Use Fourier transform to find Fourier series coeficcients

Question

I understand that the Fourier Transform can be seen as a generalisation of the Fourier Series, where the period $T_0 \to \infty$ . Now I have encountered this strange question (in an engineering course on signal analysis):

Given a periodic function $x(t)$, find the Fourier Series coefficients $X_n$ by using the Fourier Transform.

What does this mean? How can it be done? As I see it, FS and FT are similar concepts, but they are not the same operation.

For reference, $x(t) = rect(\frac{t-0.25}{0.25}) * \Delta _1 (t)$ but I am seeking an answer in terms of any periodic function $x(t)$ .

Answer 1

Suppose we have a function $\tilde x(t)$ that is zero except on the interval $[-T_0/2,T_0/2]$ (on which $\tilde x(t) = x(t)$) and whose Fourier transform is given by $$ \widehat x(\omega) = \int_{-\infty}^\infty \tilde x(t) e^{-i\omega t}dt = \int_{-T_0/2}^{T_0/2} x(t) e^{-i\omega t}dt $$ Using $\widehat x(\omega)$, we would like to find the Fourier series for the $T_0$-periodic function that agrees with $x(t)$ on this interval. We note that the coefficients of the Fourier series for $x$ are given by $$ X_n = \frac{1}{T_0} \int_{-T_0/2}^{T_0/2} x(t)e^{-i (2 \pi n/T_0) t}\,dt $$ for any integer $n$. Notice the similarity! From here, you can derive $$ X_n = \frac{1}{T_0}\widehat{x}(2 \pi n/T_0) $$ Alternatively, let's say you wanted to look directly at $\mathcal F\{x(t)\}$. Note that $x(t) = \sum_{n = -\infty}^\infty X_n e^{i 2 \pi n/T_0}$. It follows that $$ \mathcal{F}\{x(t)\} = \sum_{n=-\infty}^\infty X_n \mathcal{F}\{e^{i 2 \pi n/T_0}\} = \sum_{n=-\infty}^\infty X_n \delta(\omega - 2 \pi n/T_0) $$

Answer 2

Strictly speaking, the fourier transform is not defined for non-zero periodic functions. Such functions aren't in $L_1$ nor in $L_2$, so the fourier transform does not exist. If you attempt to compute it, you run into trouble when doing the integration, since the integral won't converge.

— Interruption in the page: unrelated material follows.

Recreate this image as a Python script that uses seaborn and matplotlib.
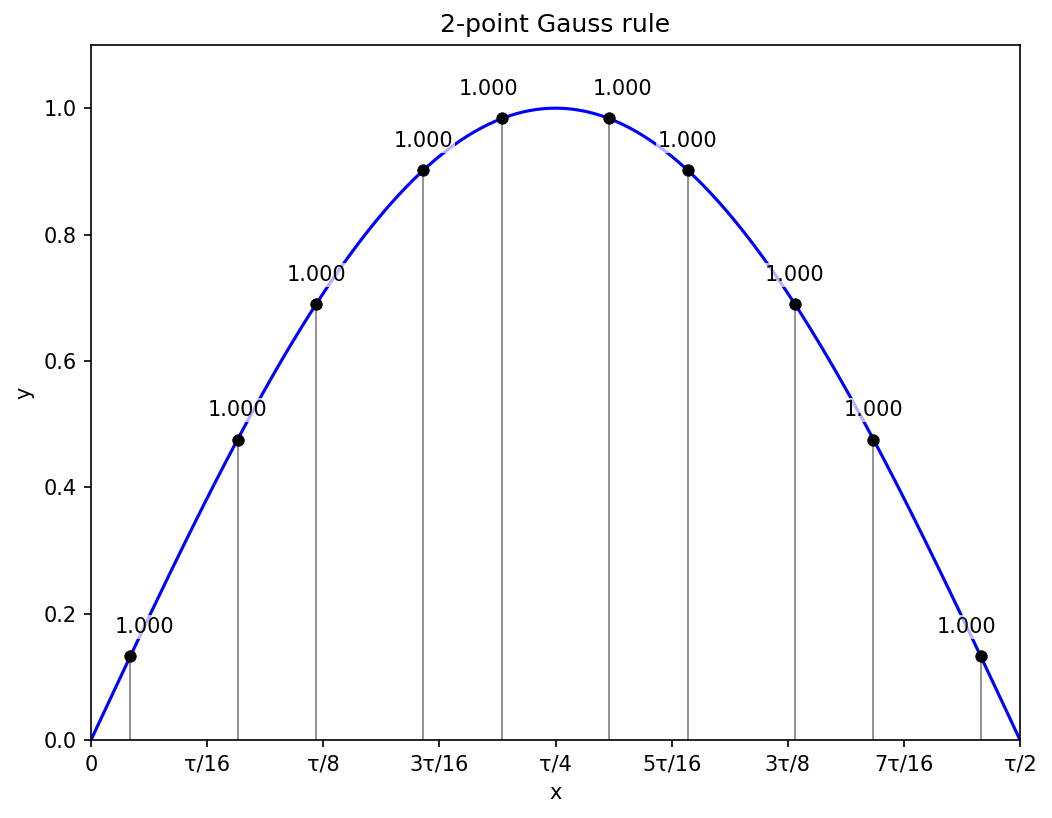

To apply the fourier transform to such functions, you must first generalize it to distributions. Some engineering texts do that, although usually without formal proofs that this is actually sane. You can put this construction on a firm mathematical basis, but it's not trivial. (Though it isn't that hard either - Rudin's book "Functional Analysis" for example includes a quite accessible derivation of the main results)

Answer 3

You question is about the relation of the two fourier transforms, on $\mathbb R$ and on $\mathbb T = \mathbb R / 2\pi\mathbb Z$. The first fourier transform can be given for $f\in L^1(\mathbb R)$ as $$\mathcal F f(\xi) = \frac1{\sqrt{2\pi}} \int_{\mathbb R} f(x) e^{-i\xi x}dx$$ While the other maps a $2\pi$-periodic function $g:\mathbb T \to \mathbb R$ by $$\mathcal F g(k) = \frac1{2\pi} \int_{\mathbb T} g(x) e^{-ikx} dx$$ Now the relation asked for is the following identity. Let $g$ be a $2\pi$-periodic function and $f\in\mathcal S(\mathbb R)$ a schwartz-function satisfying $$g(x) = \sum_{k\in\mathbb Z} f(x+2\pi k)$$ Then $$\mathcal F g(k) = \mathcal F f(k) \qquad \forall k\in\mathbb Z$$ Where the first FT is on $\mathbb T$ and the second is on $\mathbb R$.
However, the terms fourier transform and fourier series can be used synonymously if the domain of the fourier transform is clear ($\mathbb T$). Note that other periods than $2\pi$ can be deduced from this and similar equalities hold.